EXERCISE REQUIREMENTS — Output the material word for word. Leave each picture out.

PROVIDED MATERIAL —
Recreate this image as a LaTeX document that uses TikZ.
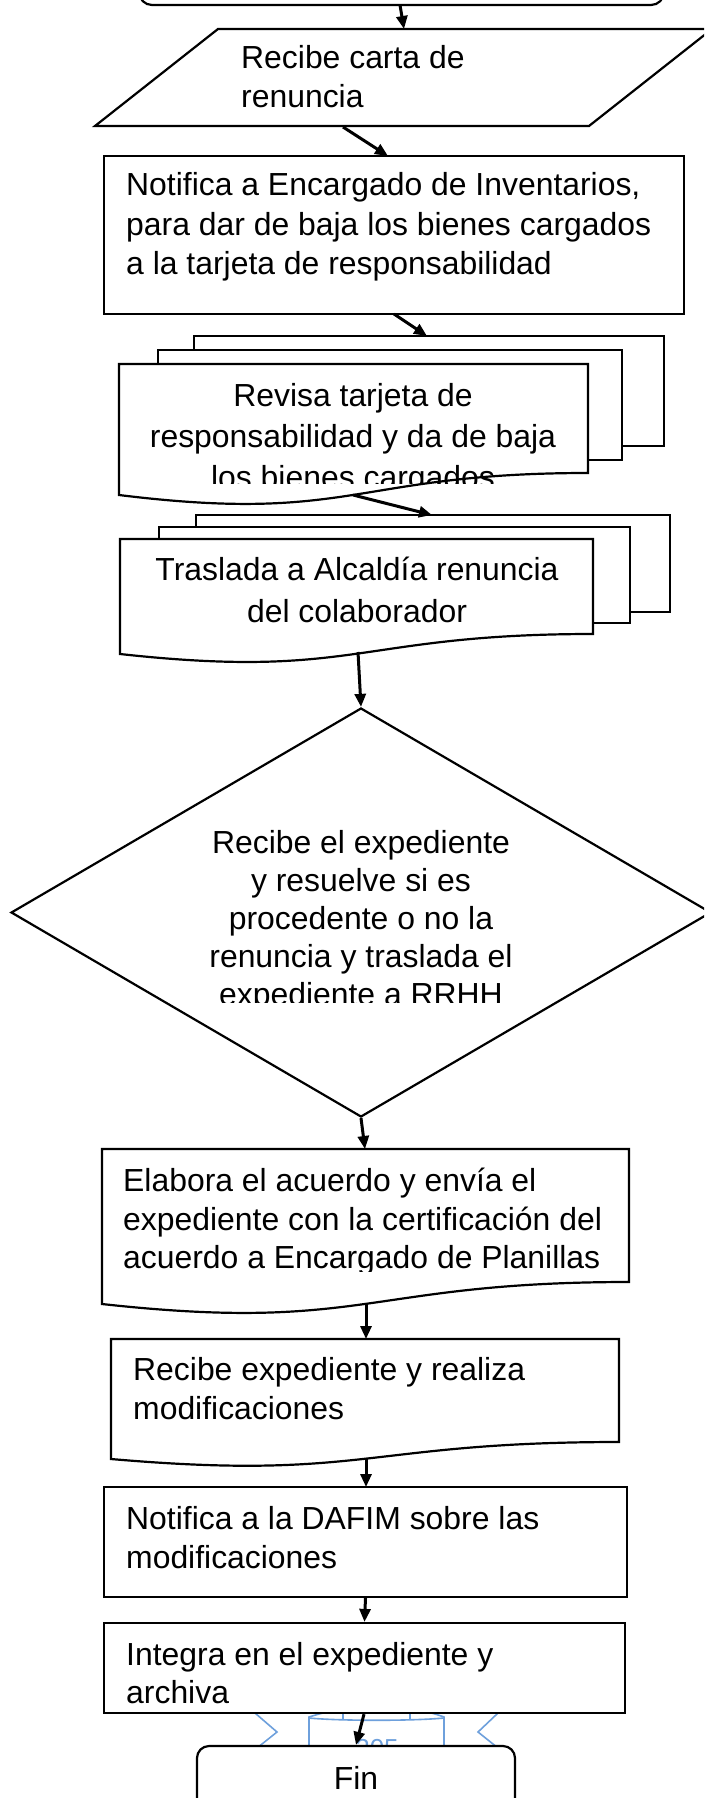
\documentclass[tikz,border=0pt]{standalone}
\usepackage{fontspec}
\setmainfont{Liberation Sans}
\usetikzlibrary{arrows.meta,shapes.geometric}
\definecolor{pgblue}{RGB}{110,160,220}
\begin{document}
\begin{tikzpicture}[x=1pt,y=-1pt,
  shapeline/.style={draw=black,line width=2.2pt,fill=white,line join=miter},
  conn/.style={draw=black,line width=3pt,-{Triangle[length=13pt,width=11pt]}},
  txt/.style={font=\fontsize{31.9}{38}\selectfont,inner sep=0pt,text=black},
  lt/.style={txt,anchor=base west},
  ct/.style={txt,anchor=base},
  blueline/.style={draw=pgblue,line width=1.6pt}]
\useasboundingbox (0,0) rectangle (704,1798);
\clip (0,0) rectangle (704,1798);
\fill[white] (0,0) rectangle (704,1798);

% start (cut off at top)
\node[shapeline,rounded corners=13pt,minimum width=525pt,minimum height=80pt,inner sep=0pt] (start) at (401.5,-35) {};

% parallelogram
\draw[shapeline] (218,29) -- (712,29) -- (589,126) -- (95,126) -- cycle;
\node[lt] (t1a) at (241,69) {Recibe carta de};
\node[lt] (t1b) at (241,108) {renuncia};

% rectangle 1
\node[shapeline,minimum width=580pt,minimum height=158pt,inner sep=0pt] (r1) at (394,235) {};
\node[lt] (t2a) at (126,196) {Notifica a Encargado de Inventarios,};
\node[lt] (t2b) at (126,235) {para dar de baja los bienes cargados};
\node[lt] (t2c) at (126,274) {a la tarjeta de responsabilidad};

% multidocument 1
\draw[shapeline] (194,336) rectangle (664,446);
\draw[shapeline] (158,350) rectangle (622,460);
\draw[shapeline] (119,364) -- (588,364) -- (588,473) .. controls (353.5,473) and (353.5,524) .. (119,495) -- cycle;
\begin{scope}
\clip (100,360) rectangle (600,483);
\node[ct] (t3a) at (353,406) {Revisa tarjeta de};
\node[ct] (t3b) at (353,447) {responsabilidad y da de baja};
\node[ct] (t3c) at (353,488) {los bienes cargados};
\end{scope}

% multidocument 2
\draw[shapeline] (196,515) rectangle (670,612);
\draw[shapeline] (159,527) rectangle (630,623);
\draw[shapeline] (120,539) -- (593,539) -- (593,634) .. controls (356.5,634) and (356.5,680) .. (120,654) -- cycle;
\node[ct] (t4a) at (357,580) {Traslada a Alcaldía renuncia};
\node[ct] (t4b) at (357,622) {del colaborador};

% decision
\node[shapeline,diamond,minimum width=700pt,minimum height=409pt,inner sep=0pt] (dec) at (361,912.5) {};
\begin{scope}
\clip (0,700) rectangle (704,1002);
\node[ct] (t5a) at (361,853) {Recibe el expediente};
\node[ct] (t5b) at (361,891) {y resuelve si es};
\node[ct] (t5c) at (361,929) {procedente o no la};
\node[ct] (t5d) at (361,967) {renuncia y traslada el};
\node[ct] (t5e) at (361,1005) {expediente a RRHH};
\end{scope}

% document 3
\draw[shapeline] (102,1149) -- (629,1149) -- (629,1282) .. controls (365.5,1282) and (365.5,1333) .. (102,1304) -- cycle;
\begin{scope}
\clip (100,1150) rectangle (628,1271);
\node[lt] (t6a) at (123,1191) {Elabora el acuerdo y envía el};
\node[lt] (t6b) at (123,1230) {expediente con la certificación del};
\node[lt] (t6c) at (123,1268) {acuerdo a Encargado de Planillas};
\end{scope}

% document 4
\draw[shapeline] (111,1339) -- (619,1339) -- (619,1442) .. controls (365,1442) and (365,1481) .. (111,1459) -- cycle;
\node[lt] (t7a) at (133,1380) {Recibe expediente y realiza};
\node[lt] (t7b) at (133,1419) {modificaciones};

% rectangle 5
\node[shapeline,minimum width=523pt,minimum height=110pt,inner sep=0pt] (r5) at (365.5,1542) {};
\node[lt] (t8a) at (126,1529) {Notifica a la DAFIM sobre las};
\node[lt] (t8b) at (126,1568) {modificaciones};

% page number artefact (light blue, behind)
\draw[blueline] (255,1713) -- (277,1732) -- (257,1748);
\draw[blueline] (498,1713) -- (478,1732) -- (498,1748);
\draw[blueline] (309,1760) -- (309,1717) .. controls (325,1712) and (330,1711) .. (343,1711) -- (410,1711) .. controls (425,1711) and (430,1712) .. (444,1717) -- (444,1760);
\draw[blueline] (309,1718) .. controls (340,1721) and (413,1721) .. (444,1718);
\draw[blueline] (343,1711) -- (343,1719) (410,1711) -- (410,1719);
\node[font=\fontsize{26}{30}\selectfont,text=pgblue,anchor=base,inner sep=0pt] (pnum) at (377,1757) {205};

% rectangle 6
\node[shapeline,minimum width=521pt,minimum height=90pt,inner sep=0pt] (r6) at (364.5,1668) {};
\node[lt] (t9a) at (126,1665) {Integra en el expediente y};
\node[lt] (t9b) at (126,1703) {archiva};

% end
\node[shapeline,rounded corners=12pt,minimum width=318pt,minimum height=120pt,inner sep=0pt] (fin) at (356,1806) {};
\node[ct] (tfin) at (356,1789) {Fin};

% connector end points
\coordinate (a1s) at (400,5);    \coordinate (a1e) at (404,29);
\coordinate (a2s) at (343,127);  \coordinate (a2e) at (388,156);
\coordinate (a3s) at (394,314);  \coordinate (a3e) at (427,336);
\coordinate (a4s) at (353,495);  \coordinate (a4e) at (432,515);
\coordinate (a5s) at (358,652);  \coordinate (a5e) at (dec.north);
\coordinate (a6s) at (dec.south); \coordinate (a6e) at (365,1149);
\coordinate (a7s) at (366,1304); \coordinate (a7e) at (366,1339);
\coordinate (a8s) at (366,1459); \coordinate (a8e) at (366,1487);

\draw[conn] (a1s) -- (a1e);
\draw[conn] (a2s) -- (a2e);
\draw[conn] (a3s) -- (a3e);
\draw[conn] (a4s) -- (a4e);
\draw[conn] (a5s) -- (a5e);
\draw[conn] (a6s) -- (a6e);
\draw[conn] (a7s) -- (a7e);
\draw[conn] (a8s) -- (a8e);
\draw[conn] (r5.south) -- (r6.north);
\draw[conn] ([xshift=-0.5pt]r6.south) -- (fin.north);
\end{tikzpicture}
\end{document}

WRITTEN REPLY —
Recreate this image as a LaTeX document that uses TikZ.
\documentclass[tikz,border=0pt]{standalone}
\usepackage{fontspec}
\setmainfont{Liberation Sans}
\usetikzlibrary{arrows.meta,shapes.geometric}
\definecolor{pgblue}{RGB}{110,160,220}
\begin{document}
\begin{tikzpicture}[x=1pt,y=-1pt,
  shapeline/.style={draw=black,line width=2.2pt,fill=white,line join=miter},
  conn/.style={draw=black,line width=3pt,-{Triangle[length=13pt,width=11pt]}},
  txt/.style={font=\fontsize{31.9}{38}\selectfont,inner sep=0pt,text=black},
  lt/.style={txt,anchor=base west},
  ct/.style={txt,anchor=base},
  blueline/.style={draw=pgblue,line width=1.6pt}]
\useasboundingbox (0,0) rectangle (704,1798);
\clip (0,0) rectangle (704,1798);
\fill[white] (0,0) rectangle (704,1798);

% start (cut off at top)
\node[shapeline,rounded corners=13pt,minimum width=525pt,minimum height=80pt,inner sep=0pt] (start) at (401.5,-35) {};

% parallelogram
\draw[shapeline] (218,29) -- (712,29) -- (589,126) -- (95,126) -- cycle;
\node[lt] (t1a) at (241,69) {Recibe carta de};
\node[lt] (t1b) at (241,108) {renuncia};

% rectangle 1
\node[shapeline,minimum width=580pt,minimum height=158pt,inner sep=0pt] (r1) at (394,235) {};
\node[lt] (t2a) at (126,196) {Notifica a Encargado de Inventarios,};
\node[lt] (t2b) at (126,235) {para dar de baja los bienes cargados};
\node[lt] (t2c) at (126,274) {a la tarjeta de responsabilidad};

% multidocument 1
\draw[shapeline] (194,336) rectangle (664,446);
\draw[shapeline] (158,350) rectangle (622,460);
\draw[shapeline] (119,364) -- (588,364) -- (588,473) .. controls (353.5,473) and (353.5,524) .. (119,495) -- cycle;
\begin{scope}
\clip (100,360) rectangle (600,483);
\node[ct] (t3a) at (353,406) {Revisa tarjeta de};
\node[ct] (t3b) at (353,447) {responsabilidad y da de baja};
\node[ct] (t3c) at (353,488) {los bienes cargados};
\end{scope}

% multidocument 2
\draw[shapeline] (196,515) rectangle (670,612);
\draw[shapeline] (159,527) rectangle (630,623);
\draw[shapeline] (120,539) -- (593,539) -- (593,634) .. controls (356.5,634) and (356.5,680) .. (120,654) -- cycle;
\node[ct] (t4a) at (357,580) {Traslada a Alcaldía renuncia};
\node[ct] (t4b) at (357,622) {del colaborador};

% decision
\node[shapeline,diamond,minimum width=700pt,minimum height=409pt,inner sep=0pt] (dec) at (361,912.5) {};
\begin{scope}
\clip (0,700) rectangle (704,1002);
\node[ct] (t5a) at (361,853) {Recibe el expediente};
\node[ct] (t5b) at (361,891) {y resuelve si es};
\node[ct] (t5c) at (361,929) {procedente o no la};
\node[ct] (t5d) at (361,967) {renuncia y traslada el};
\node[ct] (t5e) at (361,1005) {expediente a RRHH};
\end{scope}

% document 3
\draw[shapeline] (102,1149) -- (629,1149) -- (629,1282) .. controls (365.5,1282) and (365.5,1333) .. (102,1304) -- cycle;
\begin{scope}
\clip (100,1150) rectangle (628,1271);
\node[lt] (t6a) at (123,1191) {Elabora el acuerdo y envía el};
\node[lt] (t6b) at (123,1230) {expediente con la certificación del};
\node[lt] (t6c) at (123,1268) {acuerdo a Encargado de Planillas};
\end{scope}

% document 4
\draw[shapeline] (111,1339) -- (619,1339) -- (619,1442) .. controls (365,1442) and (365,1481) .. (111,1459) -- cycle;
\node[lt] (t7a) at (133,1380) {Recibe expediente y realiza};
\node[lt] (t7b) at (133,1419) {modificaciones};

% rectangle 5
\node[shapeline,minimum width=523pt,minimum height=110pt,inner sep=0pt] (r5) at (365.5,1542) {};
\node[lt] (t8a) at (126,1529) {Notifica a la DAFIM sobre las};
\node[lt] (t8b) at (126,1568) {modificaciones};

% page number artefact (light blue, behind)
\draw[blueline] (255,1713) -- (277,1732) -- (257,1748);
\draw[blueline] (498,1713) -- (478,1732) -- (498,1748);
\draw[blueline] (309,1760) -- (309,1717) .. controls (325,1712) and (330,1711) .. (343,1711) -- (410,1711) .. controls (425,1711) and (430,1712) .. (444,1717) -- (444,1760);
\draw[blueline] (309,1718) .. controls (340,1721) and (413,1721) .. (444,1718);
\draw[blueline] (343,1711) -- (343,1719) (410,1711) -- (410,1719);
\node[font=\fontsize{26}{30}\selectfont,text=pgblue,anchor=base,inner sep=0pt] (pnum) at (377,1757) {205};

% rectangle 6
\node[shapeline,minimum width=521pt,minimum height=90pt,inner sep=0pt] (r6) at (364.5,1668) {};
\node[lt] (t9a) at (126,1665) {Integra en el expediente y};
\node[lt] (t9b) at (126,1703) {archiva};

% end
\node[shapeline,rounded corners=12pt,minimum width=318pt,minimum height=120pt,inner sep=0pt] (fin) at (356,1806) {};
\node[ct] (tfin) at (356,1789) {Fin};

% connector end points
\coordinate (a1s) at (400,5);    \coordinate (a1e) at (404,29);
\coordinate (a2s) at (343,127);  \coordinate (a2e) at (388,156);
\coordinate (a3s) at (394,314);  \coordinate (a3e) at (427,336);
\coordinate (a4s) at (353,495);  \coordinate (a4e) at (432,515);
\coordinate (a5s) at (358,652);  \coordinate (a5e) at (dec.north);
\coordinate (a6s) at (dec.south); \coordinate (a6e) at (365,1149);
\coordinate (a7s) at (366,1304); \coordinate (a7e) at (366,1339);
\coordinate (a8s) at (366,1459); \coordinate (a8e) at (366,1487);

\draw[conn] (a1s) -- (a1e);
\draw[conn] (a2s) -- (a2e);
\draw[conn] (a3s) -- (a3e);
\draw[conn] (a4s) -- (a4e);
\draw[conn] (a5s) -- (a5e);
\draw[conn] (a6s) -- (a6e);
\draw[conn] (a7s) -- (a7e);
\draw[conn] (a8s) -- (a8e);
\draw[conn] (r5.south) -- (r6.north);
\draw[conn] ([xshift=-0.5pt]r6.south) -- (fin.north);
\end{tikzpicture}
\end{document}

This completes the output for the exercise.